In 1909, The Florida, a small ocean liner with two thousand passengers on board, rammed The Republic, a White Star ship carrying sixteen-hundred people off the coast of Massachusetts. The Republic was seriously damaged and sinking. Jack Binns, a Marconi operator on board The Republic, became a hero by calling other ships and guiding them to the wreck, thus saving many lives. This was the first time wireless telegraphy was used during a maritime emergency and the notoriety of the event led to Marconi receiving the Nobel Prize that year.

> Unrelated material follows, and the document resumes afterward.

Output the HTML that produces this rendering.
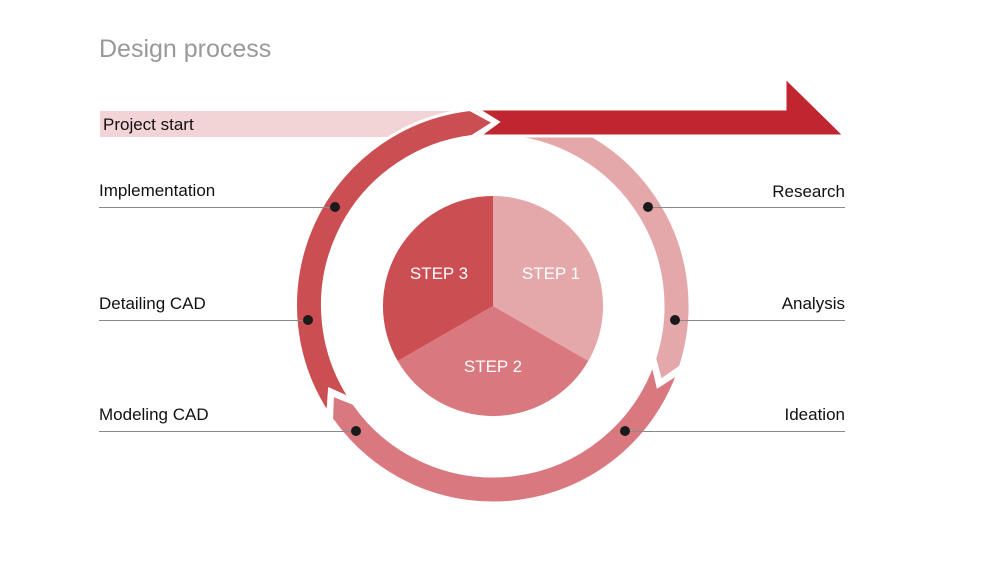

An even more intriguing episode demonstrating a different application for radio was the case of Dr. H. H. Crippen. In July 1910, The Montrose of the Canadian Pacific Line left Antwerp headed for Quebec. The captain noticed that a certain passenger looked like newspaper pictures of a murder suspect. Doctor Crippen had escaped with his mistress Ethel Le Neve before police found his wife’s body. The passenger in question was traveling with his son, an effeminate boy with loose clothes. The captain wired Scotland Yard. Boarding a ship faster than The Montrose, a detective rushed across the Atlantic and arrested the pair when they disembarked in Canada. What made this event so intriguing to the public was that the newspapers picked up the story and, throughout the long trans-Atlantic crossing, the whole world knew about the race – everyone but Dr. Crippen and Ethel Le Neve, that is. An early version of Court TV, I’m sure.

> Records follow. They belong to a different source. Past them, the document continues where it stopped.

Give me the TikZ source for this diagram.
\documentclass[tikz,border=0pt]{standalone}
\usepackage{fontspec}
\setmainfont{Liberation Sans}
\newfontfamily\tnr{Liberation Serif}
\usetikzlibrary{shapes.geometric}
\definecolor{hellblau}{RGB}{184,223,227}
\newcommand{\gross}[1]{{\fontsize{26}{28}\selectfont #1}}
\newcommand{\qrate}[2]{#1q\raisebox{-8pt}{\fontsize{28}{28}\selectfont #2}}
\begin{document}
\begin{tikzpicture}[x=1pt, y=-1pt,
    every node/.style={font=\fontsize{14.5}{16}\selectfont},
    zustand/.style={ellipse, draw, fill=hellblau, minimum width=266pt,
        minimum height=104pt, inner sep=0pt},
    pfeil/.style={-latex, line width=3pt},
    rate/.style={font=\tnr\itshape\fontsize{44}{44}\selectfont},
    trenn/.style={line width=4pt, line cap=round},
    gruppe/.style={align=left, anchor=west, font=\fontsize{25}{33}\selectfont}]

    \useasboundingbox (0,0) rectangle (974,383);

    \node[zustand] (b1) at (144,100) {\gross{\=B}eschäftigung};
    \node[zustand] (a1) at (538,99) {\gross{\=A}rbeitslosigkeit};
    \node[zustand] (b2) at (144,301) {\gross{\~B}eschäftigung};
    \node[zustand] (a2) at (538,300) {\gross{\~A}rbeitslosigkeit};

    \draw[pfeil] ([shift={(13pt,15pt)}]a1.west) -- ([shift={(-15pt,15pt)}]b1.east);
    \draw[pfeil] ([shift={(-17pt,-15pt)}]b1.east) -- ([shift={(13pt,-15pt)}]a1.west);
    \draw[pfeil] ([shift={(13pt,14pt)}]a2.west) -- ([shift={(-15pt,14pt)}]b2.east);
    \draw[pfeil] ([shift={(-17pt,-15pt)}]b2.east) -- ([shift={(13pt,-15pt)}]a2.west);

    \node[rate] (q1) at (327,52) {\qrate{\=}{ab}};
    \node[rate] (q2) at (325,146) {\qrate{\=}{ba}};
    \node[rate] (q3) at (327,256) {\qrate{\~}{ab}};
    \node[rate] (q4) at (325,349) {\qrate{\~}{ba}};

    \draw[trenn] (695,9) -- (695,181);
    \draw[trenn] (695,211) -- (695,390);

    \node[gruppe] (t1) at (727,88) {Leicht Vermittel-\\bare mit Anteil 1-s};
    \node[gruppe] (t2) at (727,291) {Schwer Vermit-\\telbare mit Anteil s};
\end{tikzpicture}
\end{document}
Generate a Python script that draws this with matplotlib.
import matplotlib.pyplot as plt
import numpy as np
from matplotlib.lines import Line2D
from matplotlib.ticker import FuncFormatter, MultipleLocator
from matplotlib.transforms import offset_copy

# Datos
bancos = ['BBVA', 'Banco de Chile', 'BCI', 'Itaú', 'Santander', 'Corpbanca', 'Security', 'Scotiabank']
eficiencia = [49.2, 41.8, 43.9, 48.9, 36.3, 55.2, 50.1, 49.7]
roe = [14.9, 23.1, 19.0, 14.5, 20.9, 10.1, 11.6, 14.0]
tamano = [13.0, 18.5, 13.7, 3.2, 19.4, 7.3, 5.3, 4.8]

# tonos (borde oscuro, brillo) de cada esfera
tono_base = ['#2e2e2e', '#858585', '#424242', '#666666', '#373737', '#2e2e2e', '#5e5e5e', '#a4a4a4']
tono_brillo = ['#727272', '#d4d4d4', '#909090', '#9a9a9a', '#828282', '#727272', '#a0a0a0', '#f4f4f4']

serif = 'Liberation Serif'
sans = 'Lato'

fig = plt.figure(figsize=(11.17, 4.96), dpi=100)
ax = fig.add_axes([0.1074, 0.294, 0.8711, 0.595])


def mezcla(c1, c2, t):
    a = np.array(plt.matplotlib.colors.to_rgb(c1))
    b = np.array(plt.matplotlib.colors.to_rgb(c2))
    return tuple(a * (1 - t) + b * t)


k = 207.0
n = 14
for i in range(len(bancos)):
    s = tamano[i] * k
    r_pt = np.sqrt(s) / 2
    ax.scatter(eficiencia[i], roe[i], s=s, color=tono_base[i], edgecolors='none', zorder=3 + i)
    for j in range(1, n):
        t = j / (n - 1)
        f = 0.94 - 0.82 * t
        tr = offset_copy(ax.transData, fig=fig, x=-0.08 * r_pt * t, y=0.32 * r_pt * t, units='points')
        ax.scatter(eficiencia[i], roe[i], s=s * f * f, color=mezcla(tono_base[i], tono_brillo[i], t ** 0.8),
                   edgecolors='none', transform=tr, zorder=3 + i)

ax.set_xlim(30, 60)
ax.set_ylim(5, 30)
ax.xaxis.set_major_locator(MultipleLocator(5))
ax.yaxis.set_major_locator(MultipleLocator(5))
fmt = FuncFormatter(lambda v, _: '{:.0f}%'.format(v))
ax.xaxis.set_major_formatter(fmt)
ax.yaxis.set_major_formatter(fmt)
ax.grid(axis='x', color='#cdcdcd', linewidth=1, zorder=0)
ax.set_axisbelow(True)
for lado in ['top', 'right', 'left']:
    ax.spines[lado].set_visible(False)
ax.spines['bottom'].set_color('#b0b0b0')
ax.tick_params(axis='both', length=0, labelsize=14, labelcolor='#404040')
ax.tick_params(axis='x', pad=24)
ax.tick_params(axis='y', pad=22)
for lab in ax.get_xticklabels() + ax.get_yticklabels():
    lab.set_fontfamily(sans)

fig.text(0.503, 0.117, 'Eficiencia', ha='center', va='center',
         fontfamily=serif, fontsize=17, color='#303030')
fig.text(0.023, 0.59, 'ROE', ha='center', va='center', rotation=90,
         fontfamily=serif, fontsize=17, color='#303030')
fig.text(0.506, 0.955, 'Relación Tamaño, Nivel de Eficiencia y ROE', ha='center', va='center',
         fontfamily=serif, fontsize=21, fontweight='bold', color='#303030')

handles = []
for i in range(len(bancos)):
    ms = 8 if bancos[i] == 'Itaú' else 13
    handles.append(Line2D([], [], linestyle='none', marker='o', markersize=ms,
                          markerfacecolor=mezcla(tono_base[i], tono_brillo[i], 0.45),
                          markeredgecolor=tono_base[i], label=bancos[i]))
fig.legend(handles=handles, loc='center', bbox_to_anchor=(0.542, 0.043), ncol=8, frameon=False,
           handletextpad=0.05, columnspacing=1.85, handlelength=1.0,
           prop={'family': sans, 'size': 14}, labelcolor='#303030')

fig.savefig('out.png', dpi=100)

Then of course, in 1912 The Titanic hit an iceberg and sank. The two Marconi operators, Jack Phillips and Harold Bride, signaled for help until the very last moment – jumping into the sea as The Titanic went down. When The Carpathia arrived, the two operators were floating in the middle of an ice floe with the surviving passengers in lifeboats. Jack Phillips was dead. Harold Bride’s feet were frozen.

As they steamed toward New York, Harold Bride and Harold Cottam from The Carpathia worked 24 hours a day sending messages about the catastrophe to authorities. One of their biggest tasks was to transmit lists of survivor names. Like Jack Binns before them, these two young men became famous because of their role in rescuing people from certain death at the bottom of the ocean.

These dramatic events secured Marconi’s place in history. They also are the highlights of this book. In truth, aside from hobnobbing with the rich and famous of his time, Marconi’s life made for dull reading. Oh, there was the outrage I felt at the way Guglielmo treated his wife, but that wasn’t enough to encourage me to turn the page. It was the long passages on how things work and who figured out how they work that caught my eye.

Weightman obviously spent a lot of time researching this subject. The piece is chock full of interesting but little-known facts about the personalities surrounding Marconi – from his mentor William Preece to Abraham White, an unscrupulous promoter of wireless who attracted unsuspecting investors. I’d recommend Signor Marconi’s Magic Box as a definitive reference on nineteenth-century inventors concerned with telegraphy. While not an easy read, it’s an intriguing one.